▼
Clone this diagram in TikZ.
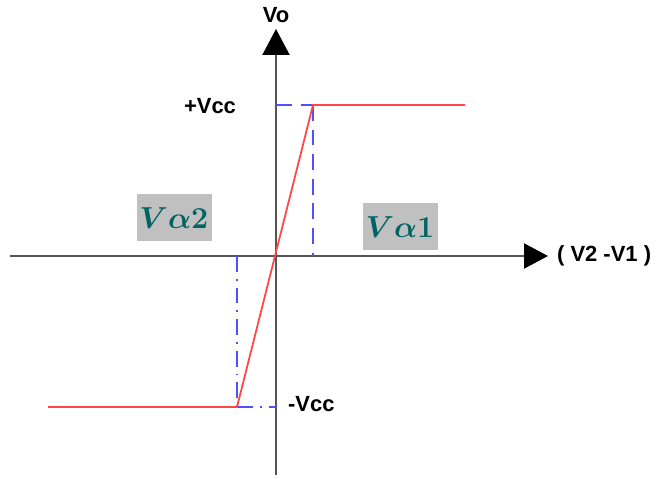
▲
▼
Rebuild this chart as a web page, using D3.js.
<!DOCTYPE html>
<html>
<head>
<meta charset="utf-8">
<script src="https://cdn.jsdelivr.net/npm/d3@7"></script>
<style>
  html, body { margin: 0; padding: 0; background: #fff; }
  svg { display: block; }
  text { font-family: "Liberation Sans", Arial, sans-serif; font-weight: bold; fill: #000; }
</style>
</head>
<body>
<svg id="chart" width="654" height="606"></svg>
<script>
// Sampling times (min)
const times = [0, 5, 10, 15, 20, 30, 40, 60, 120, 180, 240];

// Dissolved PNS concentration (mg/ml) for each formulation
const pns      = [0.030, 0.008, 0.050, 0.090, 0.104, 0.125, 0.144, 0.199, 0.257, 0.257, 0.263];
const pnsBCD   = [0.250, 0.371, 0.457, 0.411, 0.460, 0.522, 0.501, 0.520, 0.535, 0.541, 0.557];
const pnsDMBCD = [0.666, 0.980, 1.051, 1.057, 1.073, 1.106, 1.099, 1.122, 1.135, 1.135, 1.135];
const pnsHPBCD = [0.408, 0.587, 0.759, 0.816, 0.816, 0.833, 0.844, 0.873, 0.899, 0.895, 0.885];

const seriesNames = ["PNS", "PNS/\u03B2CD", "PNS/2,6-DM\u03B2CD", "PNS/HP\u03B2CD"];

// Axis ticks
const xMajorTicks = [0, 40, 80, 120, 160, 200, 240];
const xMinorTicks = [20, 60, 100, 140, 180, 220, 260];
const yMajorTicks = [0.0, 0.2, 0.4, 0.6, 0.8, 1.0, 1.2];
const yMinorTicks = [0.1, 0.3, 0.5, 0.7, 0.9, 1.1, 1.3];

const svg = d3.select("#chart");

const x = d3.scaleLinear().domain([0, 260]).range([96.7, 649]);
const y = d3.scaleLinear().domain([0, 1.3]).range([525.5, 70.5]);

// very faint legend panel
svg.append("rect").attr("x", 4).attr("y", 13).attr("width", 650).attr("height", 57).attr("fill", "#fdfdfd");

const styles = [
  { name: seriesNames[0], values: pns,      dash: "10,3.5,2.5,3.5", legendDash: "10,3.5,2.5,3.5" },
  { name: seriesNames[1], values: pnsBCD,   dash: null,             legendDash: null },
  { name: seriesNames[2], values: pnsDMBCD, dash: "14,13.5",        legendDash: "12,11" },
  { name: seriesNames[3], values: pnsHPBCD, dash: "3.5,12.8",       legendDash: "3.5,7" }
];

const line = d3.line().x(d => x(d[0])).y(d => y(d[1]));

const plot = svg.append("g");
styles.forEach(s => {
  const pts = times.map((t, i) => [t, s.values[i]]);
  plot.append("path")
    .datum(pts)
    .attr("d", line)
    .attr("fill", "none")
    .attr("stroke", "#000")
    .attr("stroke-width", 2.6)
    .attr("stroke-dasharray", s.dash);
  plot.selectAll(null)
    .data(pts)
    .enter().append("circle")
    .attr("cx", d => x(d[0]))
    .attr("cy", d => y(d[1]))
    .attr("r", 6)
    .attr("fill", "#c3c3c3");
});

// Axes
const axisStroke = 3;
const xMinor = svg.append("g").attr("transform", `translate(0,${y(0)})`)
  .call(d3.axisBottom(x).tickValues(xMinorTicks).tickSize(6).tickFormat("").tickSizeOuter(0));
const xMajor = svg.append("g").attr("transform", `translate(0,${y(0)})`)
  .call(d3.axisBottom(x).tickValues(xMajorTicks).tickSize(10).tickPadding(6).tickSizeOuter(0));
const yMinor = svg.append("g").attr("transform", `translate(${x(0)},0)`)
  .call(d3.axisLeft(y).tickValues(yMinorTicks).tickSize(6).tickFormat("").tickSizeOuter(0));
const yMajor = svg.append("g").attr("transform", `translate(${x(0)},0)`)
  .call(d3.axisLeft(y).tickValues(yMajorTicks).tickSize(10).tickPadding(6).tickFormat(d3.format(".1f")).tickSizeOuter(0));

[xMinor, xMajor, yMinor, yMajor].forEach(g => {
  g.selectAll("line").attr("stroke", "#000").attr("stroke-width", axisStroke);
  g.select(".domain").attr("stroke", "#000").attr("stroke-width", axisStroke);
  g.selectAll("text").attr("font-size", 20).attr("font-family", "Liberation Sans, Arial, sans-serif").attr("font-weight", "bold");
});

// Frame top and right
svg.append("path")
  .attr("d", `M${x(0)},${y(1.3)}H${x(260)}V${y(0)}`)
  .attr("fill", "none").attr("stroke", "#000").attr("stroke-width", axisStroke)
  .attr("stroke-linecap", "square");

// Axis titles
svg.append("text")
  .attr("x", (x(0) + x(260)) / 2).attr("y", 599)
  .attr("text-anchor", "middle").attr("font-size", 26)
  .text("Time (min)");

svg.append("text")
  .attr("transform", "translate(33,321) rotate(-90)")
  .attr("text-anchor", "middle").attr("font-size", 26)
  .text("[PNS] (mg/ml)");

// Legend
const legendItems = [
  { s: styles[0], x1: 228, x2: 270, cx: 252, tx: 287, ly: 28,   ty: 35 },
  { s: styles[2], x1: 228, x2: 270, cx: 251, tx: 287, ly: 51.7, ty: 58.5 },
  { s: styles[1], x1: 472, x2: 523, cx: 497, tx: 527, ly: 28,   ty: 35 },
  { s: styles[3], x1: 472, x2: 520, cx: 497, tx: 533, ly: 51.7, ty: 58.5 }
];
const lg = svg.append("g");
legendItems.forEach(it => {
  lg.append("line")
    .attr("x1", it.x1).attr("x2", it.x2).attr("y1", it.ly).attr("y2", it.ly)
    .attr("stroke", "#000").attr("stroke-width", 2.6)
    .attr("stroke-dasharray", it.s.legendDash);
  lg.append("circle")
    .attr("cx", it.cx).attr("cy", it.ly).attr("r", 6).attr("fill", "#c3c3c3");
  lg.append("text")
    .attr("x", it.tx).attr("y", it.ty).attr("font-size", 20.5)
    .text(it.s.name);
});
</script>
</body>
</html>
▲
_What to do_
Start with the line that holds "Rebuild this chart" and finish with the line that holds "120, 180, 240];". Transcribe each line in between exactly, and those two as well.

_The output_
Rebuild this chart as a web page, using D3.js.
<!DOCTYPE html>
<html>
<head>
<meta charset="utf-8">
<script src="https://cdn.jsdelivr.net/npm/d3@7"></script>
<style>
  html, body { margin: 0; padding: 0; background: #fff; }
  svg { display: block; }
  text { font-family: "Liberation Sans", Arial, sans-serif; font-weight: bold; fill: #000; }
</style>
</head>
<body>
<svg id="chart" width="654" height="606"></svg>
<script>
// Sampling times (min)
const times = [0, 5, 10, 15, 20, 30, 40, 60, 120, 180, 240];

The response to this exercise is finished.